Reinventing small scale steam - the next opportunity for 21st Century renewable power – electricity, mechanical power, heat, hot water, steam and distillation, 24 hours a day if necessary - all from local fuels.


The Uniflow Generator is a small scale, reciprocating steam engine for production of heat and power using the lowest grade woody and waste fuels. Presently designed for production of 5kW of electricity the Uniflow Generator is a 21st century steam engine with potential to provide power where ever a small diesel or petrol generator might otherwise be used – and in places where diesel and petrol are not available at all!

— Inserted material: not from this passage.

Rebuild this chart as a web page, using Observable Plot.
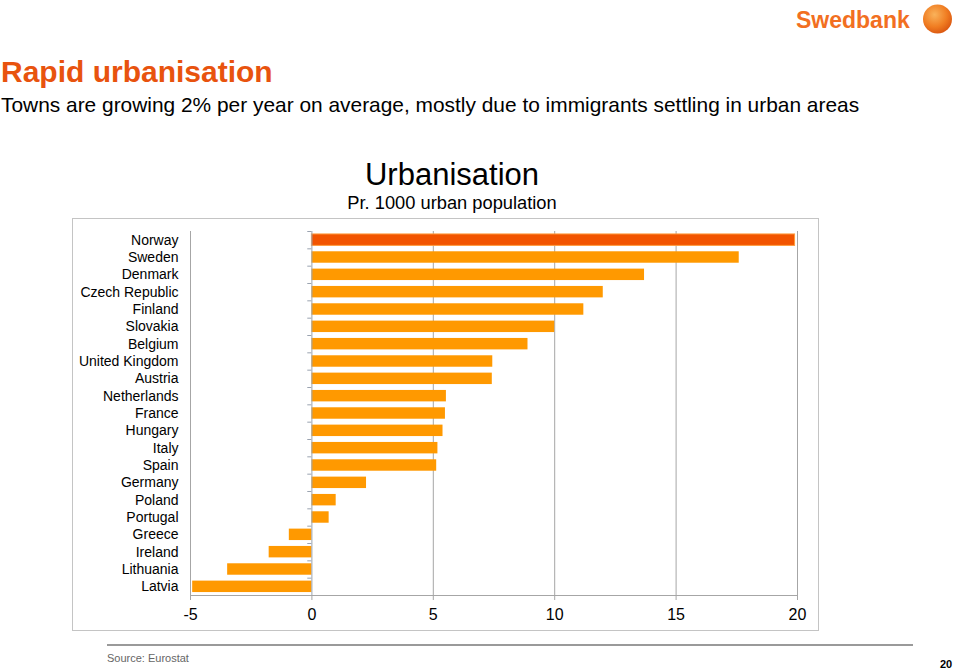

Small scale, reliable and robust steam engine generators have the potential to free off-grid households and communities from the need to purchase diesel or petroleum based fuels to generate power. This is particularly the case where a 'hybrid' renewable energy system, incorporating solar panels, or small scale wind turbines and a battery bank are already in place. Every one of these 'hybrid' systems generally also has a petrol or diesel generator integrated into the power supply to enable the battery bank to be conditioned and recharged. In many situations a Uniflow Generator could replace those fossil fuelled generators.

The Uniflow Generator can produce more than just electricity. This versatile energy production platform can also deliver hot water, rotary mechanical power, wet or dry steam, and distillation if required, all from low grade renewable fuels.

The Uniflow Generator is actually a combination of two notable and patented advances in steam and engine technology designed by famous Melbourne steam engine builder Ted Pritchard - a highly efficient small furnace and boiler, and the advanced single cylinder double-acting uniflow engine. Patents have been granted in Australia, the US and the Peoples Republic of China and in Europe on both inventions, and are progressing towards being granted in Japan, Brazil and India.

The company expects to complete the testing, design and engineering work required to prepare a commercial model of the Uniflow Generator for market during the coming year and has already fielded a number of enquiries from companies capable of being commercialisation partners in the UK, Europe, India, South America and South East Asia.

Models with outputs from as little as 2kWe and up to 20kWe are under consideration.


The patented engine of the S5000 has done for steam engines what IBM did for the computer, made it small and personal.